Sunday, February 20, 2011

Writing Group Exercise

(Written during my Solace writing group)

My little girls have long torsos; banana curls and ribbons and dresses. They skip around the house as a princess, sometimes a dragon slayer, but always a heroine of some sort. It’s as if they’ve reached the land of milk and honey, where adventures are only but a second away, and harm is locked in a cage with no key. I often envy their bliss and their sense of accomplishment from an afternoon’s play. If only I could conquer as much as they do in a four hour time slot. The blue violets in the back yard are no mere flowers, but majestic tools used to woo fairies and princes into our courts. Seashells become evidence of mermaids nearby, and the corn flower blue chips are the pet unicorn’s favorite snack! I wish I could hypnotize myself into the fantastic worlds they reside in, and have the confidence to save the day time-after-time. I long for simple days made perfect when an ounce of imagination and a small dose of magic. I could be a princess, but I’m too aware of how I might fall short of ruling over a people should I one day become queen. I’d fly on a unicorn, but I’m not sure I’d know where to tell him to go. Too many lollipops give me cavities, and that seashell would only bring to surface memories of that summer a few years ago I’d much rather forget. What I’d give to walk out the back door and see the world untainted by a frozen reality. My little girls, with their long torsos and banana curls – I envy them.

Tuesday, February 15, 2011

When the Stage is a Piece of Paper

I'm taking a creative-writing poetry class, and of course most of our time is spent reading and analyzing poetry, specifically modern American poetry. Our assignment over the weekend was to examine a book called 100 Notes on Violence by Julie Carr. Paperback, and full of 100 poems (notes) concerning, as obviously stated, violence. I read the pages and cringed at its content; I squirmed in my discomfort as the words took me into the minds of the criminal, the accused, the innocent and the victim. Often her poems ended abruptly, as if she couldn't bear the weight of finishing her sentence, so I had to in order to conclude what was implied. I didn't want to finish her thoughts; I didn't want to take myself into the dark places the pages were directing me to. Every "note" left its mark on my mind, and dare I even say, my soul!

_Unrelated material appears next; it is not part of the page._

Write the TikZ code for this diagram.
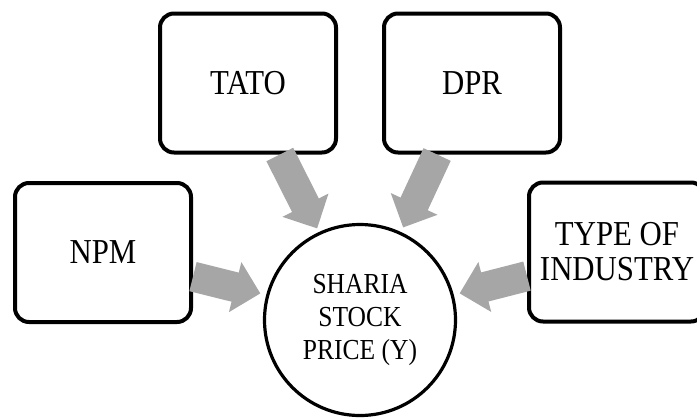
\documentclass[tikz,border=0pt]{standalone}
\usepackage{fontspec}
\setmainfont{Liberation Serif}[FakeStretch=0.88]
\usetikzlibrary{arrows.meta}
\definecolor{arrowgray}{RGB}{166,166,166}
\tikzset{
	factor/.style={draw,line width=2pt,rounded corners=7pt,minimum width=88pt,minimum height=69.5pt,align=center,font=\fontsize{17.5}{17.5}\selectfont},
	target/.style={draw,circle,line width=1.6pt,minimum size=95.5pt,inner sep=0pt,align=center,font=\fontsize{14.5}{16.3}\selectfont},
	influence/.style={arrowgray,line width=15pt,-{Triangle[width=25pt,length=13pt]}}
}

\begin{document}
\begin{tikzpicture}[x=0.5pt,y=-0.5pt]
			\useasboundingbox (0,0) rectangle (697,419);
			\node[factor] (npm) at (103,252.5) {NPM};
			\node[factor] (tato) at (248,83) {TATO};
			\node[factor] (dpr) at (472,83) {DPR};
			\node[factor] (type) at (617,252) {TYPE OF\\INDUSTRY};
			\node[target] (price) at (360,320) {SHARIA\\STOCK\\PRICE (Y)};
			\draw[influence,shorten >=3pt] (npm.-15) -- (price.165);
			\draw[influence,shorten >=2pt] (tato.-66) -- (price.115);
			\draw[influence,shorten >=2.5pt] (dpr.-116) -- (price.65);
			\draw[influence,shorten >=3pt] (type.195) -- (price.15);
		\end{tikzpicture}
\end{document}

I watch TV shows full of violence, and barely bat an eye. Spencer Reid (from Criminal Minds) was my biggest crush until replaced with a real-life Spencer. Mr. Reid spoke to me of serial killers, molestations, and rapes sparing no gruesome detail. I watched unashamed. And once the show was over, I went to bed unaffected.

Though news programs, tv shows and movies deal with the same content as the poems I read for class, why do my eyes so quickly want to shoot away from my page as if tortured by its thoughts?

Words on a page require a reader, not a passive listener or watchman. One must take action to read and comprehend the ideas and notions. Words are merely words until given a voice by its reader. If I write "snow" on a paper, it lies in waiting until someone comes to breathe life into it - and suddenly it's given emotion, life, a story, a face. Snow - this evokes joy from memories of sledding; dread, from ideas of prolonged Winters; certain people flood my mind in correlation with these white and magical flakes. Words on a page draw its reader in a deep way that impacts the thoughts and mind of the one who allows the letters to run through their head making connections along the way.

A piece of paper becomes a stage drawing the most unsuspecting passer-by, for one cannot pronounce the words in their mind without making a relationship with the page. "Snow" - its said with your own voice, in your own mind. My writing becomes your reading, my thoughts run through your head. What a powerful tool we hold in our hands as we write, and what a magnificent stage we form in the minds of those who glance upon our words.